En conséquence, en 2024, moins de 15 % des élèves ont bénéficié des trois séances annuelles prévues par la loi du 4 juillet 2001, selon le Conseil économique, social et environnemental. Quelques heures avant l’atelier destiné aux députés, le tribunal administratif de Paris a par ailleurs condamné l’État pour manquement à son obligation d’organiser les séances d’Evars, et ce jusqu’en février 2025. Un bon timing.
Après avoir lu l’histoire de Kiko, Pascale Conselet décrit ce que comprend la troisième séance d’Evars pour les élèves du primaire. « Nous leur expliquons que notre corps, c’est notre trésor. S’ils le souhaitent, les enfants demandent ensuite à leurs voisins de classe s’ils peuvent toucher leurs cheveux. Le but est de les entraîner à dire “non”, car ce n’est pas simple, et de leur rappeler que c’est courageux de le faire. » L’animatrice souligne : « On sait très bien qu’un enfant informé aura plus de force et qu’un prédateur ira moins vers lui. »
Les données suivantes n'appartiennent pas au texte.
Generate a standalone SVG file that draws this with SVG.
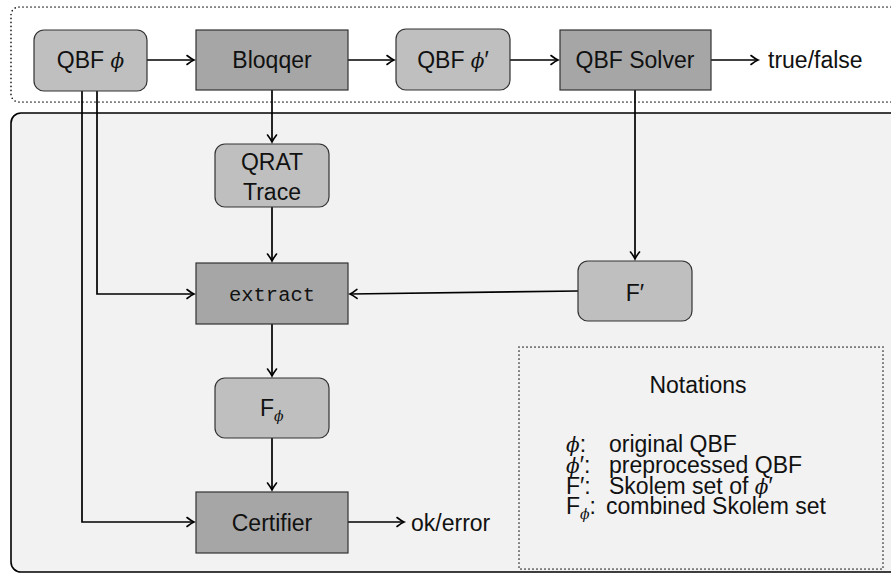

Le député de Génération.s, Sébastien Peytavie, s’étonne de l’écart entre le mythe et la réalité de l’Evars. « Quand on entend l’histoire racontée aux enfants de CP, on se rend bien compte que les mots choisis sont complètement adaptés aux jeunes enfants et qu’il n’y a rien de choquant. Je défie n’importe quel député qui s’oppose à ces séances de me dire quel contenu est problématique. » Le souci, c’est que ces députés ne sont pas présents. Un seul député LR a jugé bon de se manifester et aucun membre du RN n’a répondu à l’appel. Pourtant, « on sait que l’Evars est le meilleur outil de prévention pour protéger les enfants », insiste Marie-Charlotte Garin. En France, toutes les trois minutes, un enfant devient victime de tentative de viol, d’agression sexuelle ou d’inceste. « C’est une urgence absolue de s’assurer que ces séances se tiennent. »
La présidente du Planning familial, Sarah Durocher, propose ensuite un jeu aux députés, semblable à celui dispensé aux collégiens et lycéens lors des cours d’Evars. Les élus se regroupent en bas de l’amphithéâtre et doivent se placer à gauche ou à droite selon qu’ils sont en accord ou en désaccord avec l’affirmation qui va suivre. Au lieu de « une fille en jupe, c’est une fille facile » ou « un garçon qui fait de la danse classique, c’est bizarre », la thématique est adaptée aux députés. « Les hommes savent naturellement prendre la parole en public », affirme Sarah Durocher. « Pas d’accord, c’est de quel côté ? », demande Mathilde Panot.
Les députés débattent entre eux. Et c’est justement là le but de l’opération. « Ce jeu permet d’apprendre à critiquer ce que l’on entend et à réagir dans un cadre démocratique », souligne la présidente du Planning familial. « Je vous enverrai la fiche, peut-être que cela peut vous aider à débattre », propose-t-elle. « Pour voter le budget ! », répond une députée en riant. La cloche sonne. Il est temps de retourner dans l’Hémicycle. Les votes concernant le projet de loi de financement de la Sécurité sociale vont commencer.
*Associations membres du collectif : Planning familial, Sidaction, Femmes pour le dire, femmes pour agir, Fédération nationale des CIDFF, Fédération nationale Solidarité Femmes, StopFisha, Excision parlons-en !, Syndicat national des infirmier(e)s conseiller(e)s de santé FSU, En avant toute(s), Association de lutte contre le sida.